My take is that Capt. Carey got alot of bad press.
I would think it would be hard to tell a Prince that he could not do this or do that.
After the Prince was killed, they had to blame someone.
After all Carey was " in charge."
As is probably obvious from the OP, my sympathies lie with Carey. In fact, I think that if it was me given that assignment, I'd have been shaking in my boots. That was a mission that could only end in oblivion or very badly for the officer in command.

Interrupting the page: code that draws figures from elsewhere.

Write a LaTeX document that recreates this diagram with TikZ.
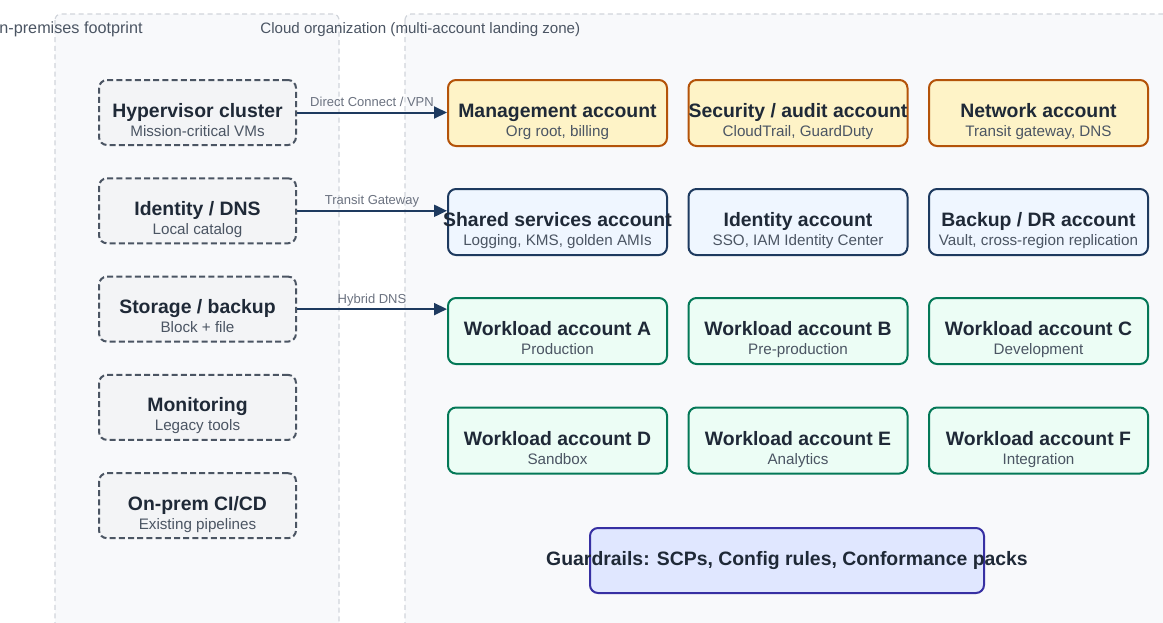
\documentclass[tikz,border=0pt]{standalone}
\usepackage{fontspec}
\setmainfont{Liberation Sans}
\usetikzlibrary{arrows.meta}
\definecolor{ink}{HTML}{1F2937}
\definecolor{subink}{HTML}{4B5563}
\definecolor{zoneline}{HTML}{D1D5DB}
\definecolor{zonefill}{HTML}{F8F9FB}
\definecolor{legacyline}{HTML}{4B5563}
\definecolor{legacyfill}{HTML}{F3F4F6}
\definecolor{coreline}{HTML}{B45309}
\definecolor{corefill}{HTML}{FEF3C7}
\definecolor{sharedline}{HTML}{1E3A5F}
\definecolor{sharedfill}{HTML}{EFF6FF}
\definecolor{workline}{HTML}{047857}
\definecolor{workfill}{HTML}{ECFDF5}
\definecolor{guardline}{HTML}{3730A3}
\definecolor{guardfill}{HTML}{E0E7FF}
\definecolor{linkcol}{HTML}{1E3A5F}
\definecolor{linktext}{HTML}{6B7280}

% title + subtitle, centred and allowed to run past the box
\newcommand{\acct}[2]{%
  \makebox[0pt]{\rule{0pt}{17pt}\color{ink}\bfseries #1}\\
  \makebox[0pt]{\rule[-3pt]{0pt}{3pt}\color{subink}\fontsize{7.6}{9.5}\selectfont #2}}

\begin{document}
\begin{tikzpicture}[x=0.5pt,y=-0.5pt,
    zone/.style={draw=zoneline,fill=zonefill,line width=0.6pt,dash pattern=on 2.5pt off 1.8pt,rounded corners=3pt},
    zonelabel/.style={text=subink,font=\fontsize{7.55}{9}\selectfont,inner sep=0pt},
    box/.style={line width=1pt,rounded corners=4pt,inner sep=0pt,align=center,font=\fontsize{9.7}{9.5}\selectfont},
    onprem/.style={box,draw=legacyline,fill=legacyfill,dash pattern=on 3pt off 1.6pt,minimum width=98.5pt,minimum height=32.5pt},
    account/.style={box,minimum width=109.5pt,minimum height=33pt},
    core/.style={account,draw=coreline,fill=corefill},
    shared/.style={account,draw=sharedline,fill=sharedfill},
    workload/.style={account,draw=workline,fill=workfill},
    guard/.style={box,draw=guardline,fill=guardfill,text=ink,minimum width=197pt,minimum height=32.5pt,text height=7pt,text depth=2.5pt},
    link/.style={draw=linkcol,line width=1pt,-{Triangle[length=6.5pt,width=6pt]}},
    linklabel/.style={text=linktext,font=\fontsize{6.5}{8}\selectfont,anchor=base,yshift=3pt,inner sep=0pt}]

    \useasboundingbox (0,0) rectangle (1163,622);
    \fill[white] (0,0) rectangle (1163,622);

    % the two zones
    \draw[zone] (55,14) rectangle (339,650);
    \draw[zone] (405,14) rectangle (1200,650);
    \node[zonelabel,font=\fontsize{8.1}{9}\selectfont,anchor=base east] (premlabel) at (143,33.5) {On-premises footprint};
    \node[zonelabel,anchor=base west] (cloudlabel) at (260,33.5) {Cloud organization (multi-account landing zone)};

    % on-premises footprint
    \node[onprem] (hyp) at (197.5,112.5) {\acct{Hypervisor cluster}{Mission-critical VMs}};
    \node[onprem] (idp) at (197.5,210.8) {\acct{Identity / DNS}{Local catalog}};
    \node[onprem] (stor) at (197.5,309.1) {\acct{Storage / backup}{Block + file}};
    \node[onprem] (mon) at (197.5,407.4) {\acct{Monitoring}{Legacy tools}};
    \node[onprem] (cicd) at (197.5,505.7) {\acct{On-prem CI/CD}{Existing pipelines}};

    % core accounts
    \node[core] (mgmt) at (557.5,113) {\acct{Management account}{Org root, billing}};
    \node[core] (sec) at (798,113) {\acct{Security / audit account}{CloudTrail, GuardDuty}};
    \node[core] (net) at (1038.5,113) {\acct{Network account}{Transit gateway, DNS}};

    % shared accounts
    \node[shared] (svc) at (557.5,222) {\acct{Shared services account}{Logging, KMS, golden AMIs}};
    \node[shared] (iam) at (798,222) {\acct{Identity account}{SSO, IAM Identity Center}};
    \node[shared] (dr) at (1038.5,222) {\acct{Backup / DR account}{Vault, cross-region replication}};

    % workloads
    \node[workload] (wa) at (557.5,331) {\acct{Workload account A}{Production}};
    \node[workload] (wb) at (798,331) {\acct{Workload account B}{Pre-production}};
    \node[workload] (wc) at (1038.5,331) {\acct{Workload account C}{Development}};
    \node[workload] (wd) at (557.5,440.5) {\acct{Workload account D}{Sandbox}};
    \node[workload] (we) at (798,440.5) {\acct{Workload account E}{Analytics}};
    \node[workload] (wf) at (1038.5,440.5) {\acct{Workload account F}{Integration}};

    % guardrails
    \node[guard] (rails) at (787,560.5) {\makebox[0pt]{\bfseries Guardrails: SCPs, Config rules, Conformance packs}};

    % hybrid links
    \draw[link] (hyp.east) -- node[linklabel] {Direct Connect / VPN} (hyp.east -| mgmt.west);
    \draw[link] (idp.east) -- node[linklabel] {Transit Gateway} (idp.east -| svc.west);
    \draw[link] (stor.east) -- node[linklabel] {Hybrid DNS} (stor.east -| wa.west);
\end{tikzpicture}
\end{document}
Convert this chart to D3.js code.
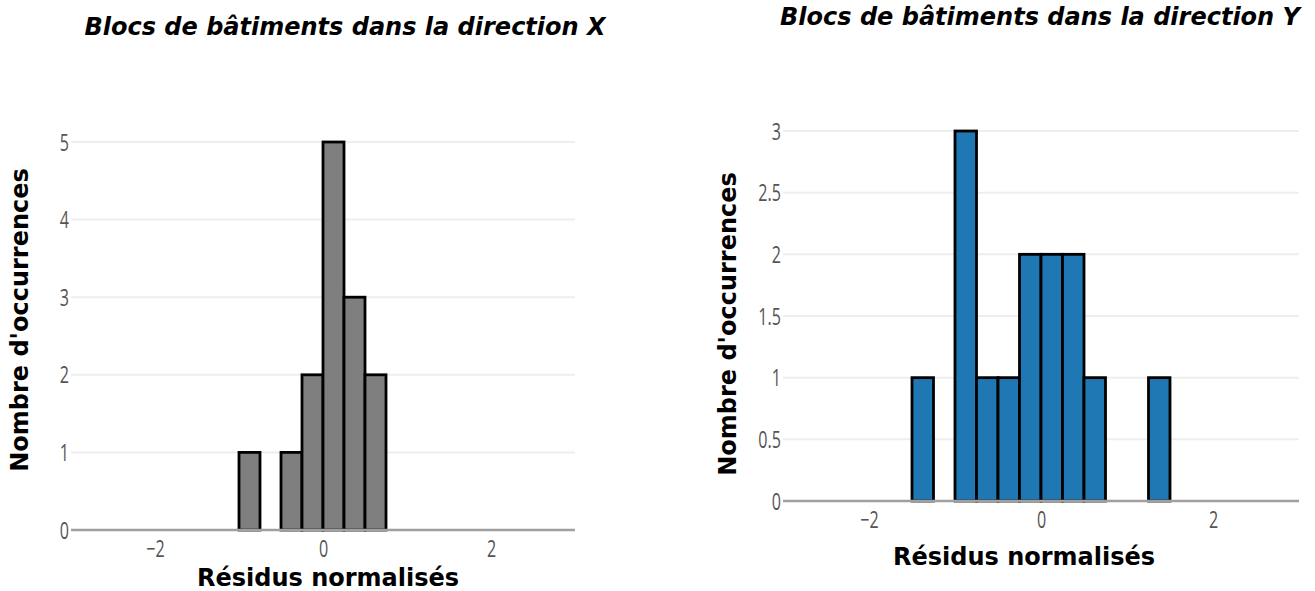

However, let's try the Devil's advocate position: My understanding is that neither Carey nor any of his troops fired a single shot. Is it possible that the prince got so far ahead that they could neither see nor hear him? Or did Carey simply not want to risk bringing the Zulus down on
him?
The primary charge of cowardice against Carey was laid not so much because he didn't fight but because he and the couple of other scouts (three? four?) actually paused to meet and wheeled round on their mounts to look on the scene without so much as firing a shot at the Zulus.
...I find it interesting that the scouting party didn't take a swipe at the Zulu band that ambushed them.
Granted, he was on a scouting mission, not a "let's see if we can kill the whole impi by ourselves" mission, but still... one of their own had gotten into a mess.
Also, there remains the fact that word got around in the army itself that Carey had acted badly, not just simply in the civilian press.